Quote the listing in full, exactly as given, minus any pictures.

[Begin Information provided]

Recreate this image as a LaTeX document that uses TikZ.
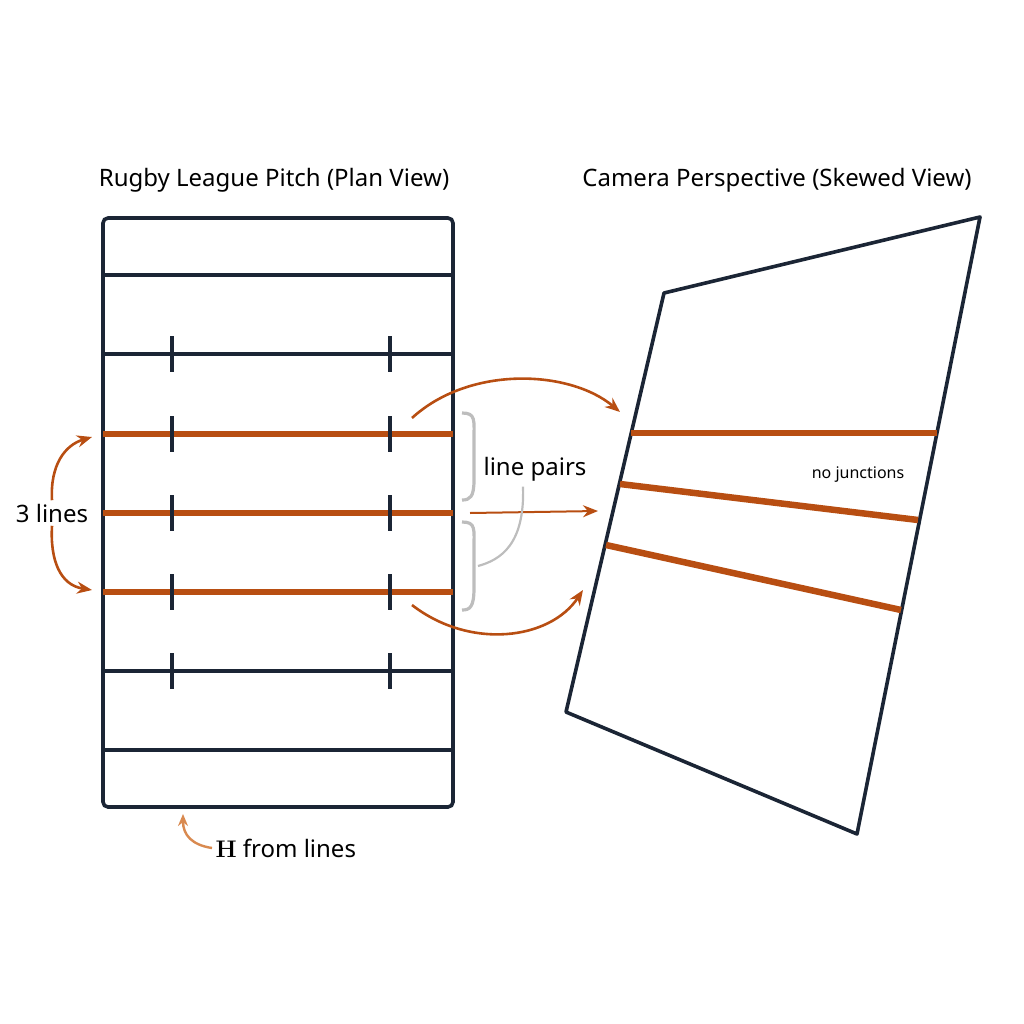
\documentclass[tikz,border=0pt]{standalone}
\usepackage{fontspec}
\setmainfont{Noto Sans}
\newfontfamily\lmr{Latin Modern Roman}
\usetikzlibrary{arrows.meta}
\definecolor{navy}{HTML}{1B2535}
\definecolor{rust}{HTML}{B84E12}
\definecolor{lrust}{HTML}{D98A50}
\definecolor{gry}{HTML}{BDBDBD}
\begin{document}
\begin{tikzpicture}[x=1pt,y=-1pt,
  pl/.style={draw=navy,line width=3.6pt},
  ol/.style={draw=rust,line width=6.5pt},
  oa/.style={draw=rust,line width=2.6pt,-{Stealth[length=15pt,width=12pt]}},
  lbl/.style={font=\fontsize{24}{28}\selectfont,text=black}]
\useasboundingbox (0,0) rectangle (1024,1024);
\node[lbl] (t1) at (274,180) {Rugby League Pitch (Plan View)};
\node[lbl] (t2) at (777,180) {Camera Perspective (Skewed View)};
\draw[pl,rounded corners=5pt] (103,218) rectangle (453,807);
\foreach \y in {275,354,671,750} \draw[pl] (103,\y) -- (453,\y);
\foreach \y in {434,513,592} \draw[ol] (103,\y) -- (453,\y);
\foreach \y in {354,434,513,592,671} {\draw[pl,line width=3.2pt] (172,\y-18) -- (172,\y+18); \draw[pl,line width=3.2pt] (390,\y-18) -- (390,\y+18);}
\draw[pl,line join=round] (664,293) -- (980,217) -- (857,834) -- (566,712) -- cycle;
\draw[ol] (631,433) -- (937,433);
\draw[ol] (620,484) -- (918,520);
\draw[ol] (606,545) -- (901,610);
\node[font=\fontsize{16}{19}\selectfont] (nj) at (858,475) {no junctions};
\coordinate (a1) at (412,418); \coordinate (b1) at (620,412);
\draw[oa] (a1) .. controls (470,365) and (570,370) .. (b1);
\coordinate (a2) at (470,513); \coordinate (b2) at (598,511);
\draw[oa,line width=2pt] (a2) -- (b2);
\coordinate (a3) at (412,605); \coordinate (b3) at (583,590);
\draw[oa] (a3) .. controls (470,650) and (550,640) .. (b3);
\draw[gry,line width=3.2pt] (462,413) .. controls (476,413) and (474,420) .. (474,440) -- (474,480) .. controls (474,497) and (470,500) .. (462,500);
\draw[gry,line width=3.2pt] (462,522) .. controls (476,522) and (474,529) .. (474,548) -- (474,588) .. controls (474,607) and (470,610) .. (462,610);
\node[lbl] (lp) at (535,469) {line pairs};
\draw[gry,line width=2.2pt] (lp.south) ++(-12,2) .. controls (525,545) and (500,560) .. (478,566);
\node[lbl] (l3) at (52,513) {3 lines};
\coordinate (c1) at (92,437); \coordinate (c2) at (92,590);
\draw[oa] (l3.north) .. controls (50,465) and (65,445) .. (c1);
\draw[oa] (l3.south) .. controls (50,560) and (60,585) .. (c2);
\node[lbl,anchor=west] (hl) at (212,848) {{\lmr\bfseries H} from lines};
\coordinate (hd) at (183,814);
\draw[draw=lrust,line width=2.4pt,-{Stealth[length=12pt,width=10pt]}] (hl.west) .. controls (192,845) and (183,835) .. (hd);
\end{tikzpicture}
\end{document}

[End Information provided]

**Reply**
Recreate this image as a LaTeX document that uses TikZ.
\documentclass[tikz,border=0pt]{standalone}
\usepackage{fontspec}
\setmainfont{Noto Sans}
\newfontfamily\lmr{Latin Modern Roman}
\usetikzlibrary{arrows.meta}
\definecolor{navy}{HTML}{1B2535}
\definecolor{rust}{HTML}{B84E12}
\definecolor{lrust}{HTML}{D98A50}
\definecolor{gry}{HTML}{BDBDBD}
\begin{document}
\begin{tikzpicture}[x=1pt,y=-1pt,
  pl/.style={draw=navy,line width=3.6pt},
  ol/.style={draw=rust,line width=6.5pt},
  oa/.style={draw=rust,line width=2.6pt,-{Stealth[length=15pt,width=12pt]}},
  lbl/.style={font=\fontsize{24}{28}\selectfont,text=black}]
\useasboundingbox (0,0) rectangle (1024,1024);
\node[lbl] (t1) at (274,180) {Rugby League Pitch (Plan View)};
\node[lbl] (t2) at (777,180) {Camera Perspective (Skewed View)};
\draw[pl,rounded corners=5pt] (103,218) rectangle (453,807);
\foreach \y in {275,354,671,750} \draw[pl] (103,\y) -- (453,\y);
\foreach \y in {434,513,592} \draw[ol] (103,\y) -- (453,\y);
\foreach \y in {354,434,513,592,671} {\draw[pl,line width=3.2pt] (172,\y-18) -- (172,\y+18); \draw[pl,line width=3.2pt] (390,\y-18) -- (390,\y+18);}
\draw[pl,line join=round] (664,293) -- (980,217) -- (857,834) -- (566,712) -- cycle;
\draw[ol] (631,433) -- (937,433);
\draw[ol] (620,484) -- (918,520);
\draw[ol] (606,545) -- (901,610);
\node[font=\fontsize{16}{19}\selectfont] (nj) at (858,475) {no junctions};
\coordinate (a1) at (412,418); \coordinate (b1) at (620,412);
\draw[oa] (a1) .. controls (470,365) and (570,370) .. (b1);
\coordinate (a2) at (470,513); \coordinate (b2) at (598,511);
\draw[oa,line width=2pt] (a2) -- (b2);
\coordinate (a3) at (412,605); \coordinate (b3) at (583,590);
\draw[oa] (a3) .. controls (470,650) and (550,640) .. (b3);
\draw[gry,line width=3.2pt] (462,413) .. controls (476,413) and (474,420) .. (474,440) -- (474,480) .. controls (474,497) and (470,500) .. (462,500);
\draw[gry,line width=3.2pt] (462,522) .. controls (476,522) and (474,529) .. (474,548) -- (474,588) .. controls (474,607) and (470,610) .. (462,610);
\node[lbl] (lp) at (535,469) {line pairs};
\draw[gry,line width=2.2pt] (lp.south) ++(-12,2) .. controls (525,545) and (500,560) .. (478,566);
\node[lbl] (l3) at (52,513) {3 lines};
\coordinate (c1) at (92,437); \coordinate (c2) at (92,590);
\draw[oa] (l3.north) .. controls (50,465) and (65,445) .. (c1);
\draw[oa] (l3.south) .. controls (50,560) and (60,585) .. (c2);
\node[lbl,anchor=west] (hl) at (212,848) {{\lmr\bfseries H} from lines};
\coordinate (hd) at (183,814);
\draw[draw=lrust,line width=2.4pt,-{Stealth[length=12pt,width=10pt]}] (hl.west) .. controls (192,845) and (183,835) .. (hd);
\end{tikzpicture}
\end{document}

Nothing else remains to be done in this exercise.